3 of 3 people found the following review helpful
An awesome rock debut,
This review is from: Can the Can (Audio CD)
The 1973 debut album by one of rock's first women is an under-rated rock classic. With a sound that is a mixture of hard rock and boogie, it is a package that is undeniably unique.
Suzi Quatro's multitude of European, Japanese and Australian hit singles were all written by Mike Chapman and Nicky Chinn. Two of the biggest and hardest rocking of these appear here ('48 Crash' and `Can the Can'), along with a sexy pre-historic odyssey entitled `Primitive Love'. But the success of this album rides, not on the strength of that song-writing partnership, but on the writing of Quatro herself and soon-to-be husband, guitarist Len Tuckey. `Glycerine Queen', `Shine My Machine', `Official Suburbian Superman', `Get Back Mamma' and `Rockin' Moonbeam' are first class garage rockers. Along with the devine and dreamy `Skin Tight Skin', they clearly illustrate that Quatro/Tuckey were a team that were consistently and unfairly ignored because they did not write the singles. Quatro's attack approach on three covers - the Beatles' `I Wanna Be Your Man' and Elvis Presley's `All Shook Up' and `Shakin' All Over' round out the 13 track set and demonstrate her strength as an interpreter (one that Presley himself reputedly loved).

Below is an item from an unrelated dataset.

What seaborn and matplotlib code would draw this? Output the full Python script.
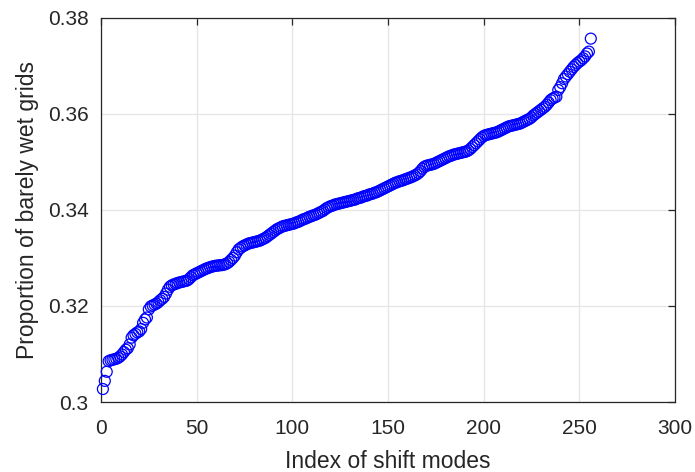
import numpy as np
import pandas as pd
import matplotlib
matplotlib.use("Agg")
import matplotlib.pyplot as plt
import seaborn as sns

# Sorted proportion of barely wet grids for each of the 256 shift modes
proportion = [
    0.3027, 0.3044, 0.3063, 0.3085, 0.3087, 0.3088, 0.3089, 0.3090, 0.3092, 0.3095,
    0.3099, 0.3104, 0.3109, 0.3112, 0.3120, 0.3134, 0.3139, 0.3142, 0.3145, 0.3147,
    0.3152, 0.3165, 0.3172, 0.3176, 0.3193, 0.3199, 0.3201, 0.3203, 0.3205, 0.3208,
    0.3212, 0.3215, 0.3219, 0.3226, 0.3234, 0.3240, 0.3243, 0.3245, 0.3246, 0.3248,
    0.3249, 0.3250, 0.3251, 0.3252, 0.3253, 0.3256, 0.3260, 0.3264, 0.3266, 0.3268,
    0.3270, 0.3272, 0.3274, 0.3276, 0.3278, 0.3279, 0.3281, 0.3282, 0.3283, 0.3284,
    0.3284, 0.3285, 0.3285, 0.3286, 0.3287, 0.3289, 0.3292, 0.3296, 0.3300, 0.3305,
    0.3312, 0.3318, 0.3321, 0.3324, 0.3326, 0.3328, 0.3330, 0.3331, 0.3332, 0.3333,
    0.3334, 0.3335, 0.3336, 0.3338, 0.3340, 0.3342, 0.3345, 0.3348, 0.3351, 0.3354,
    0.3357, 0.3360, 0.3362, 0.3364, 0.3366, 0.3367, 0.3368, 0.3369, 0.3370, 0.3371,
    0.3372, 0.3374, 0.3375, 0.3377, 0.3379, 0.3381, 0.3382, 0.3384, 0.3386, 0.3387,
    0.3389, 0.3390, 0.3392, 0.3394, 0.3396, 0.3398, 0.3401, 0.3404, 0.3406, 0.3408,
    0.3409, 0.3411, 0.3412, 0.3413, 0.3414, 0.3415, 0.3416, 0.3417, 0.3418, 0.3419,
    0.3420, 0.3421, 0.3422, 0.3424, 0.3425, 0.3426, 0.3428, 0.3429, 0.3430, 0.3432,
    0.3433, 0.3434, 0.3436, 0.3437, 0.3439, 0.3441, 0.3443, 0.3445, 0.3447, 0.3449,
    0.3451, 0.3453, 0.3455, 0.3457, 0.3458, 0.3460, 0.3461, 0.3462, 0.3464, 0.3465,
    0.3467, 0.3468, 0.3470, 0.3472, 0.3474, 0.3477, 0.3481, 0.3486, 0.3490, 0.3492,
    0.3493, 0.3494, 0.3495, 0.3496, 0.3498, 0.3500, 0.3502, 0.3504, 0.3506, 0.3508,
    0.3510, 0.3512, 0.3513, 0.3515, 0.3516, 0.3517, 0.3518, 0.3519, 0.3520, 0.3521,
    0.3522, 0.3524, 0.3527, 0.3531, 0.3535, 0.3539, 0.3543, 0.3547, 0.3551, 0.3554,
    0.3556, 0.3557, 0.3558, 0.3559, 0.3560, 0.3561, 0.3562, 0.3564, 0.3566, 0.3568,
    0.3570, 0.3572, 0.3574, 0.3575, 0.3576, 0.3577, 0.3578, 0.3579, 0.3580, 0.3582,
    0.3584, 0.3586, 0.3588, 0.3590, 0.3593, 0.3597, 0.3600, 0.3603, 0.3606, 0.3609,
    0.3612, 0.3615, 0.3619, 0.3624, 0.3629, 0.3632, 0.3634, 0.3636, 0.3650, 0.3656,
    0.3664, 0.3673, 0.3678, 0.3683, 0.3688, 0.3693, 0.3698, 0.3702, 0.3706, 0.3709,
    0.3712, 0.3716, 0.3720, 0.3726, 0.3730, 0.3757,
]
mode_index = list(range(1, len(proportion) + 1))

x_ticks = [0, 50, 100, 150, 200, 250, 300]
y_ticks = [0.30, 0.32, 0.34, 0.36, 0.38]
y_tick_labels = ["0.3", "0.32", "0.34", "0.36", "0.38"]

df = pd.DataFrame({"mode": mode_index, "proportion": proportion})

sns.set_theme(style="white")
plt.rcParams["font.family"] = ["Liberation Sans", "DejaVu Sans"]

fig = plt.figure(figsize=(6.95, 4.72), dpi=100)
ax = fig.add_axes([0.1453, 0.1483, 0.8259, 0.8136])

sns.scatterplot(
    data=df, x="mode", y="proportion", ax=ax,
    marker="o", s=62, facecolor="none", edgecolor="#0000ff", linewidth=0.9,
    legend=False, zorder=3, clip_on=False,
)

ax.set_xlim(0, 300)
ax.set_ylim(0.30, 0.38)
ax.set_xticks(x_ticks)
ax.set_xticklabels([str(t) for t in x_ticks])
ax.set_yticks(y_ticks)
ax.set_yticklabels(y_tick_labels)

ax.grid(True, color="#e6e6e6", linewidth=1.0, zorder=0)
ax.set_axisbelow(True)
for side in ["left", "right", "top", "bottom"]:
    ax.spines[side].set_visible(True)
    ax.spines[side].set_color("#262626")
    ax.spines[side].set_linewidth(0.9)

ax.tick_params(axis="both", which="major", direction="in", length=5, width=0.9,
               color="#262626", labelcolor="#262626", labelsize=15,
               top=True, right=True)
ax.tick_params(axis="y", pad=9)
ax.tick_params(axis="x", pad=12)

ax.set_xlabel("Index of shift modes", fontsize=16.5, color="#262626", labelpad=9)
ax.set_ylabel("Proportion of barely wet grids", fontsize=16.5, color="#262626", labelpad=6)

fig.savefig("out.png", dpi=100, facecolor="white")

Quatro's vocals are strong and authoritative, while conveying just a glimpse of vulnerability. The trademark scream that made her famous is also in full flight. Chinn-Chapman's production is full and textured, driving the music with an awesome drum sound (Dave Neal), Quatro's slick bass, and Tuckey's guitar being rounded out by some beautiful keyboards from Alistair McKenzie.
Though this album has an overall sound and style that places it firmly in the rock of the pre-punk 70s, you would be hard pressed to find anything else that sounds quite like it, nor a rock debut that is as confident and energetic. (`Can the Can' is the Australian title. Elsewhere, sans this song, the album is called `Suzi Quatro'.)